--- BEGIN Collected material ---

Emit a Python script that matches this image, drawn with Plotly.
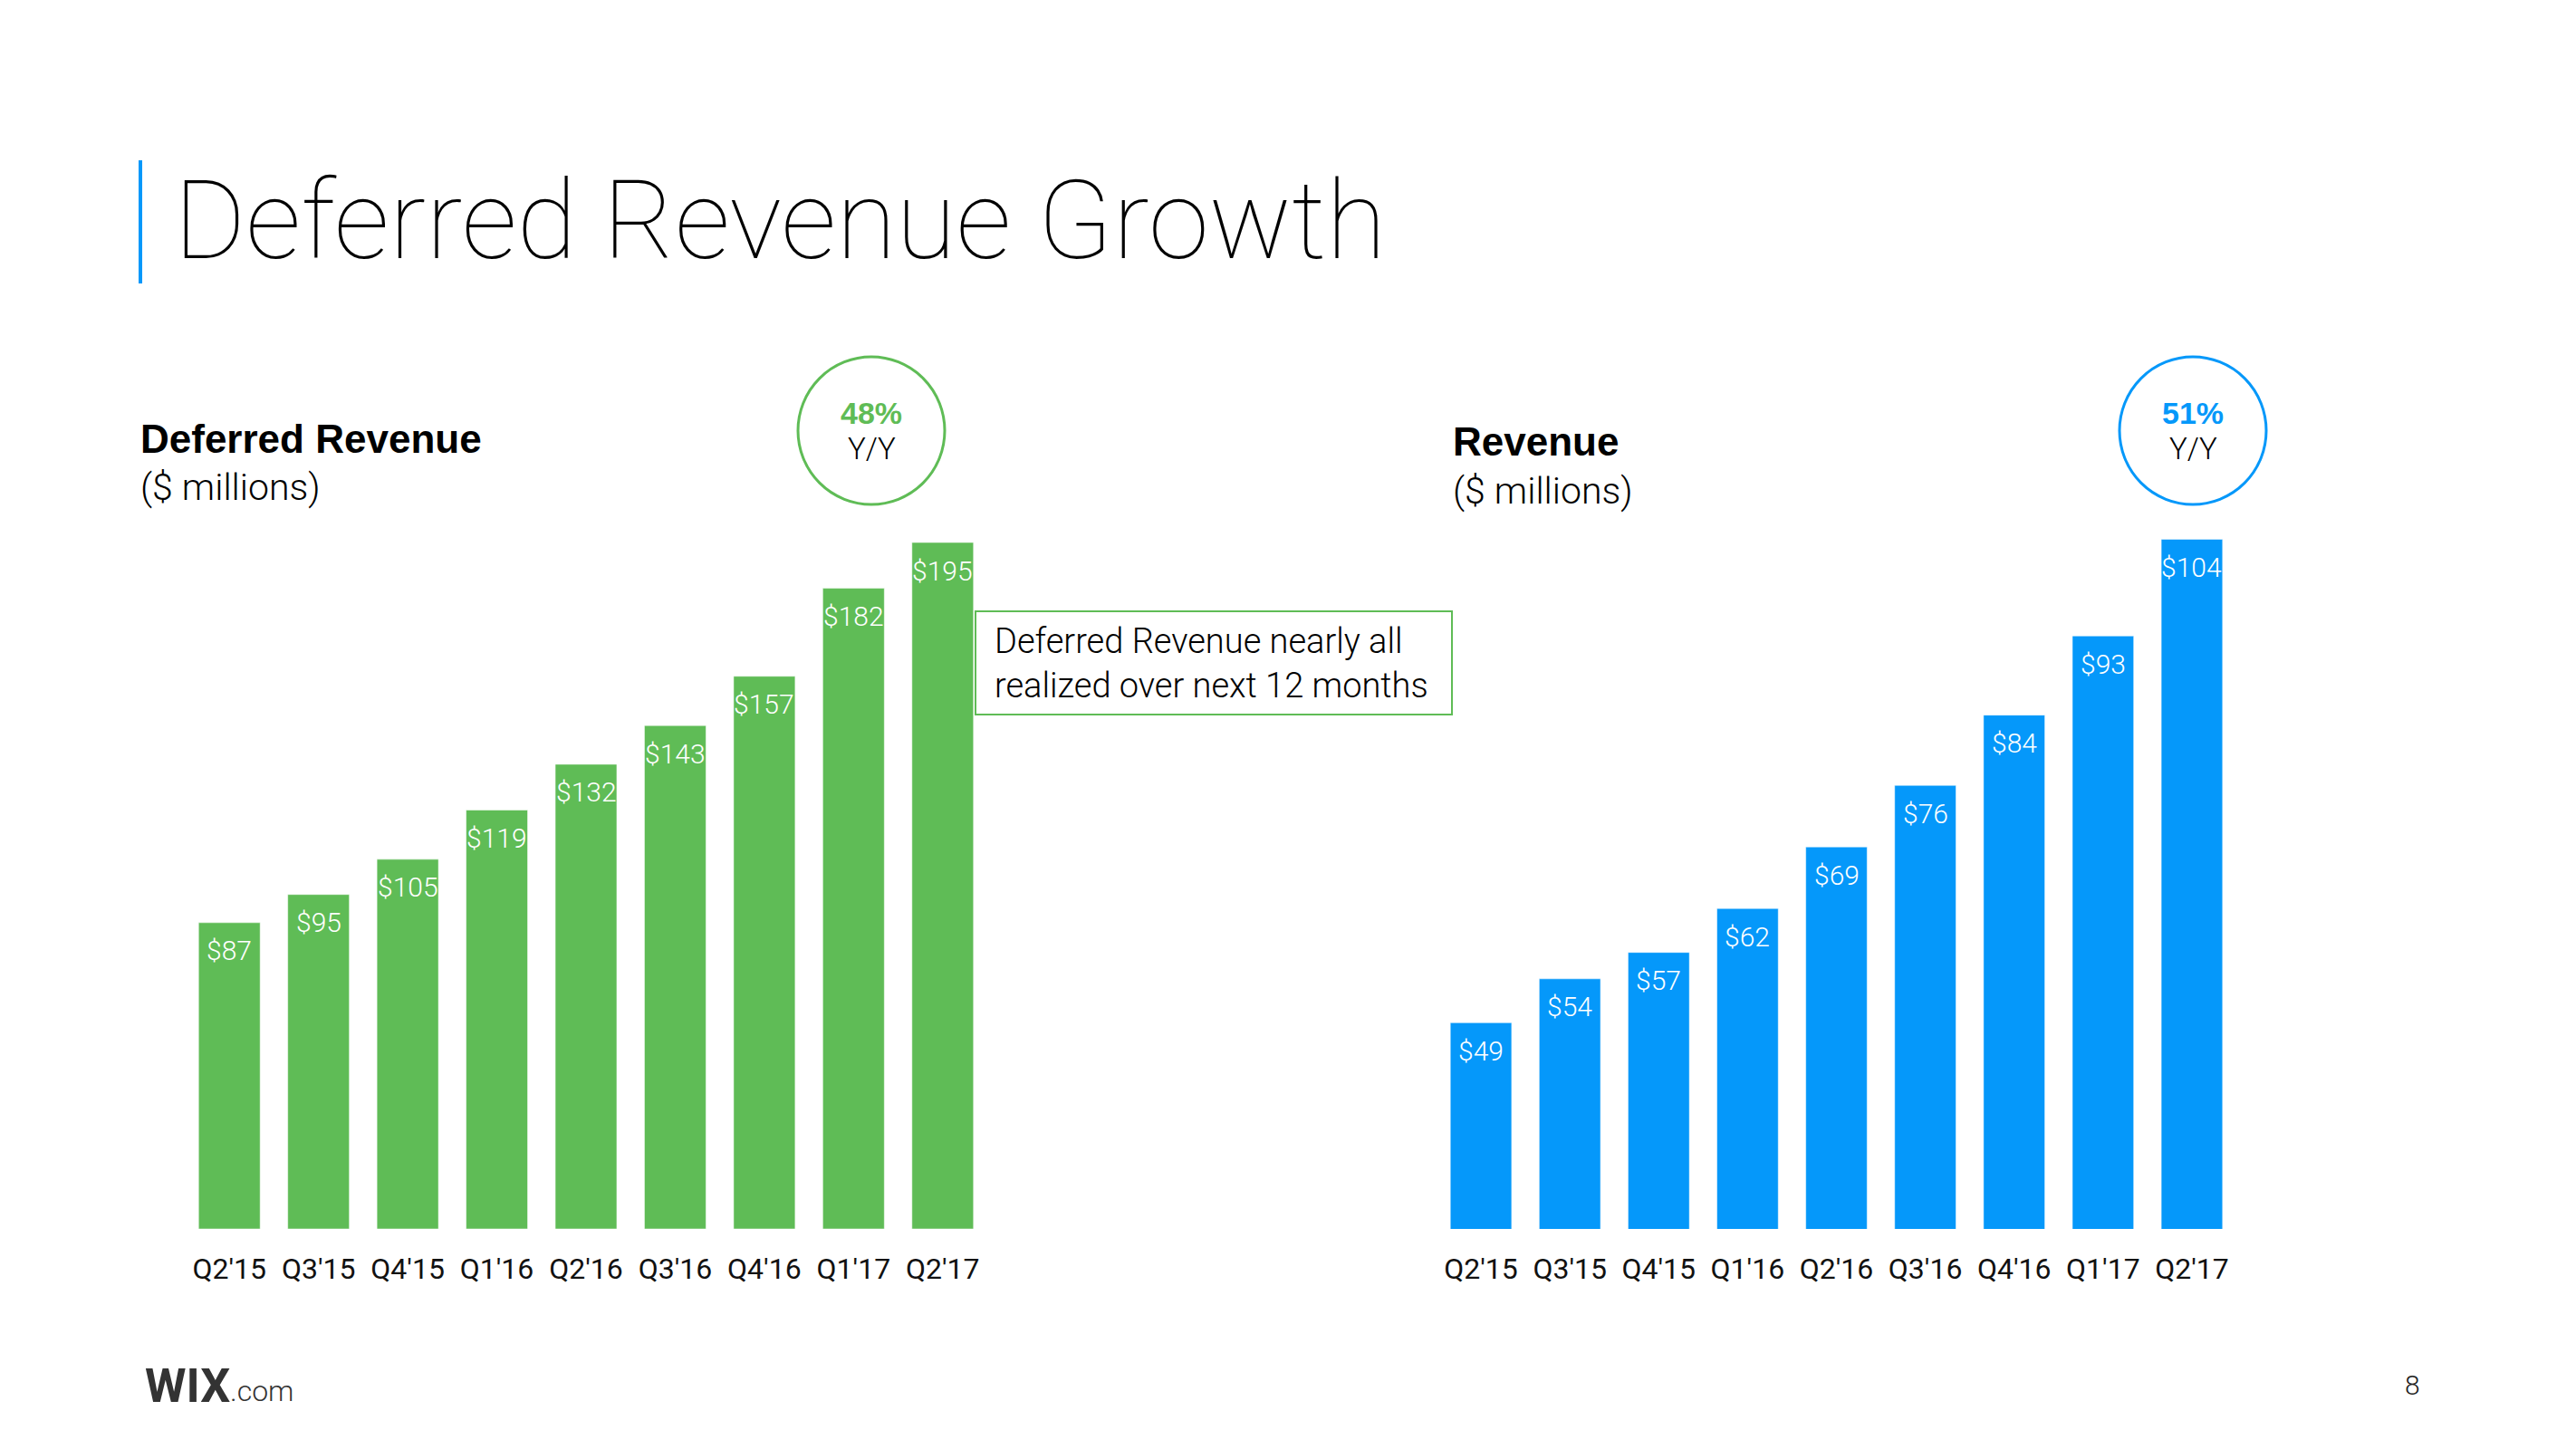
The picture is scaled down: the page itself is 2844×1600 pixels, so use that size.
import plotly.graph_objects as go

# ------------------------------------------------------------------------------------------------------------ Data
QUARTERS = ["Q2'15", "Q3'15", "Q4'15", "Q1'16", "Q2'16", "Q3'16", "Q4'16", "Q1'17", "Q2'17"]
DEFERRED_REVENUE = [87, 95, 105, 119, 132, 143, 157, 182, 195]
REVENUE = [49, 54, 57, 62, 69, 76, 84, 93, 104]
DEFERRED_GROWTH = "48%"
REVENUE_GROWTH = "51%"

GREEN = "#5FBC56"
BLUE = "#0598FA"
PAGE_MARGIN = 8  # default body margin of the html page
W, H = 2844 - 2 * PAGE_MARGIN, 1600 - 2 * PAGE_MARGIN
BODY_FONT = "Liberation Sans"
LIGHT_FONT = "Roboto"


def px_x(x):
    return (x - PAGE_MARGIN) / W


def px_y(y):
    return 1 - (y - PAGE_MARGIN) / H


def add_text(fig, x, y, text, size, color="#000000", anchor="left", family=BODY_FONT, weight=None):
    font = dict(family=family, size=size, color=color)
    if weight:
        font["weight"] = weight
    fig.add_annotation(
        x=px_x(x), y=px_y(y), xref="paper", yref="paper", text=text, showarrow=False,
        xanchor=anchor, yanchor="middle", align="left", font=font,
    )


fig = go.Figure()
fig.add_bar(x=QUARTERS, y=DEFERRED_REVENUE, marker_color=GREEN, xaxis="x", yaxis="y", hoverinfo="skip")
fig.add_bar(x=QUARTERS, y=REVENUE, marker_color=BLUE, xaxis="x2", yaxis="y2", hoverinfo="skip")

# value labels sit just under the top of each bar
for xref, yref, values in (("x", "y", DEFERRED_REVENUE), ("x2", "y2", REVENUE)):
    for q, v in zip(QUARTERS, values):
        fig.add_annotation(
            x=q, y=v, xref=xref, yref=yref, text=f"${v}", showarrow=False, yanchor="middle", yshift=-31,
            font=dict(family=LIGHT_FONT, size=30, color="white", weight=300),
        )

axis_font = dict(family=LIGHT_FONT, size=32, color="#111111")
y_domain = [px_y(1357), px_y(595)]
fig.update_layout(
    width=W,
    height=H,
    template="plotly_white",
    paper_bgcolor="white",
    plot_bgcolor="white",
    margin=dict(l=0, r=0, t=0, b=0),
    showlegend=False,
    bargap=0.31,
    xaxis=dict(domain=[px_x(204), px_x(1090)], range=[-0.5, 8.5], showgrid=False, showline=False,
               ticks="", tickfont=axis_font, ticklabelstandoff=22),
    yaxis=dict(domain=y_domain, range=[0, 196.04], visible=False),
    xaxis2=dict(domain=[px_x(1586), px_x(2469)], range=[-0.5, 8.5], showgrid=False, showline=False,
                ticks="", tickfont=axis_font, anchor="y2", ticklabelstandoff=22),
    yaxis2=dict(domain=y_domain, range=[25.55, 104.05], visible=False, anchor="x2"),
)

# ------------------------------------------------------------------------------------------------------------ Title
fig.add_shape(type="rect", xref="paper", yref="paper", x0=px_x(153), x1=px_x(157), y0=px_y(313), y1=px_y(177),
              fillcolor=BLUE, line_width=0)
add_text(fig, 190, 244, "Deferred Revenue Growth", 121, family=LIGHT_FONT, weight=100)

# ------------------------------------------------------------------------------------------------------------ Headers
add_text(fig, 153, 484, "<b>Deferred Revenue</b>", 44)
add_text(fig, 153, 538, "($ millions)", 41, family=LIGHT_FONT, weight=300)
add_text(fig, 1602, 488, "<b>Revenue</b>", 44)
add_text(fig, 1602, 542, "($ millions)", 41, family=LIGHT_FONT, weight=300)

# growth circles
for cx, color, pct in ((962, GREEN, DEFERRED_GROWTH), (2421, BLUE, REVENUE_GROWTH)):
    fig.add_shape(type="circle", xref="paper", yref="paper", x0=px_x(cx - 81), x1=px_x(cx + 81),
                  y0=px_y(557), y1=px_y(394), line=dict(color=color, width=3))
    add_text(fig, cx, 456, f"<b>{pct}</b>", 34, color=color, anchor="center")
    add_text(fig, cx, 495, "Y/Y", 33, anchor="center", family=LIGHT_FONT, weight=300)

# callout box
fig.add_shape(type="rect", xref="paper", yref="paper", x0=px_x(1077), x1=px_x(1603), y0=px_y(789), y1=px_y(675),
              line=dict(color=GREEN, width=2), fillcolor="rgba(0,0,0,0)")
add_text(fig, 1096, 732, "Deferred Revenue nearly all<br>realized over next 12 months", 38,
         family=LIGHT_FONT, weight=300)

# footer
add_text(fig, 158, 1530, "<b>WIX</b>", 52, color="#333333", family="Roboto")
add_text(fig, 252, 1536, ".com", 32, color="#333333", family=LIGHT_FONT, weight=300)
add_text(fig, 2663, 1529, "8", 30, color="#222222", anchor="center", family=LIGHT_FONT, weight=300)

fig.write_html("out.html")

--- END Collected material ---

_Your goal_
Every line should be retyped exactly, with the pictures omitted.

_Output of the task_
Emit a Python script that matches this image, drawn with Plotly.
The picture is scaled down: the page itself is 2844×1600 pixels, so use that size.
import plotly.graph_objects as go

# ------------------------------------------------------------------------------------------------------------ Data
QUARTERS = ["Q2'15", "Q3'15", "Q4'15", "Q1'16", "Q2'16", "Q3'16", "Q4'16", "Q1'17", "Q2'17"]
DEFERRED_REVENUE = [87, 95, 105, 119, 132, 143, 157, 182, 195]
REVENUE = [49, 54, 57, 62, 69, 76, 84, 93, 104]
DEFERRED_GROWTH = "48%"
REVENUE_GROWTH = "51%"

GREEN = "#5FBC56"
BLUE = "#0598FA"
PAGE_MARGIN = 8  # default body margin of the html page
W, H = 2844 - 2 * PAGE_MARGIN, 1600 - 2 * PAGE_MARGIN
BODY_FONT = "Liberation Sans"
LIGHT_FONT = "Roboto"


def px_x(x):
    return (x - PAGE_MARGIN) / W


def px_y(y):
    return 1 - (y - PAGE_MARGIN) / H


def add_text(fig, x, y, text, size, color="#000000", anchor="left", family=BODY_FONT, weight=None):
    font = dict(family=family, size=size, color=color)
    if weight:
        font["weight"] = weight
    fig.add_annotation(
        x=px_x(x), y=px_y(y), xref="paper", yref="paper", text=text, showarrow=False,
        xanchor=anchor, yanchor="middle", align="left", font=font,
    )


fig = go.Figure()
fig.add_bar(x=QUARTERS, y=DEFERRED_REVENUE, marker_color=GREEN, xaxis="x", yaxis="y", hoverinfo="skip")
fig.add_bar(x=QUARTERS, y=REVENUE, marker_color=BLUE, xaxis="x2", yaxis="y2", hoverinfo="skip")

# value labels sit just under the top of each bar
for xref, yref, values in (("x", "y", DEFERRED_REVENUE), ("x2", "y2", REVENUE)):
    for q, v in zip(QUARTERS, values):
        fig.add_annotation(
            x=q, y=v, xref=xref, yref=yref, text=f"${v}", showarrow=False, yanchor="middle", yshift=-31,
            font=dict(family=LIGHT_FONT, size=30, color="white", weight=300),
        )

axis_font = dict(family=LIGHT_FONT, size=32, color="#111111")
y_domain = [px_y(1357), px_y(595)]
fig.update_layout(
    width=W,
    height=H,
    template="plotly_white",
    paper_bgcolor="white",
    plot_bgcolor="white",
    margin=dict(l=0, r=0, t=0, b=0),
    showlegend=False,
    bargap=0.31,
    xaxis=dict(domain=[px_x(204), px_x(1090)], range=[-0.5, 8.5], showgrid=False, showline=False,
               ticks="", tickfont=axis_font, ticklabelstandoff=22),
    yaxis=dict(domain=y_domain, range=[0, 196.04], visible=False),
    xaxis2=dict(domain=[px_x(1586), px_x(2469)], range=[-0.5, 8.5], showgrid=False, showline=False,
                ticks="", tickfont=axis_font, anchor="y2", ticklabelstandoff=22),
    yaxis2=dict(domain=y_domain, range=[25.55, 104.05], visible=False, anchor="x2"),
)

# ------------------------------------------------------------------------------------------------------------ Title
fig.add_shape(type="rect", xref="paper", yref="paper", x0=px_x(153), x1=px_x(157), y0=px_y(313), y1=px_y(177),
              fillcolor=BLUE, line_width=0)
add_text(fig, 190, 244, "Deferred Revenue Growth", 121, family=LIGHT_FONT, weight=100)

# ------------------------------------------------------------------------------------------------------------ Headers
add_text(fig, 153, 484, "<b>Deferred Revenue</b>", 44)
add_text(fig, 153, 538, "($ millions)", 41, family=LIGHT_FONT, weight=300)
add_text(fig, 1602, 488, "<b>Revenue</b>", 44)
add_text(fig, 1602, 542, "($ millions)", 41, family=LIGHT_FONT, weight=300)

# growth circles
for cx, color, pct in ((962, GREEN, DEFERRED_GROWTH), (2421, BLUE, REVENUE_GROWTH)):
    fig.add_shape(type="circle", xref="paper", yref="paper", x0=px_x(cx - 81), x1=px_x(cx + 81),
                  y0=px_y(557), y1=px_y(394), line=dict(color=color, width=3))
    add_text(fig, cx, 456, f"<b>{pct}</b>", 34, color=color, anchor="center")
    add_text(fig, cx, 495, "Y/Y", 33, anchor="center", family=LIGHT_FONT, weight=300)

# callout box
fig.add_shape(type="rect", xref="paper", yref="paper", x0=px_x(1077), x1=px_x(1603), y0=px_y(789), y1=px_y(675),
              line=dict(color=GREEN, width=2), fillcolor="rgba(0,0,0,0)")
add_text(fig, 1096, 732, "Deferred Revenue nearly all<br>realized over next 12 months", 38,
         family=LIGHT_FONT, weight=300)

# footer
add_text(fig, 158, 1530, "<b>WIX</b>", 52, color="#333333", family="Roboto")
add_text(fig, 252, 1536, ".com", 32, color="#333333", family=LIGHT_FONT, weight=300)
add_text(fig, 2663, 1529, "8", 30, color="#222222", anchor="center", family=LIGHT_FONT, weight=300)

fig.write_html("out.html")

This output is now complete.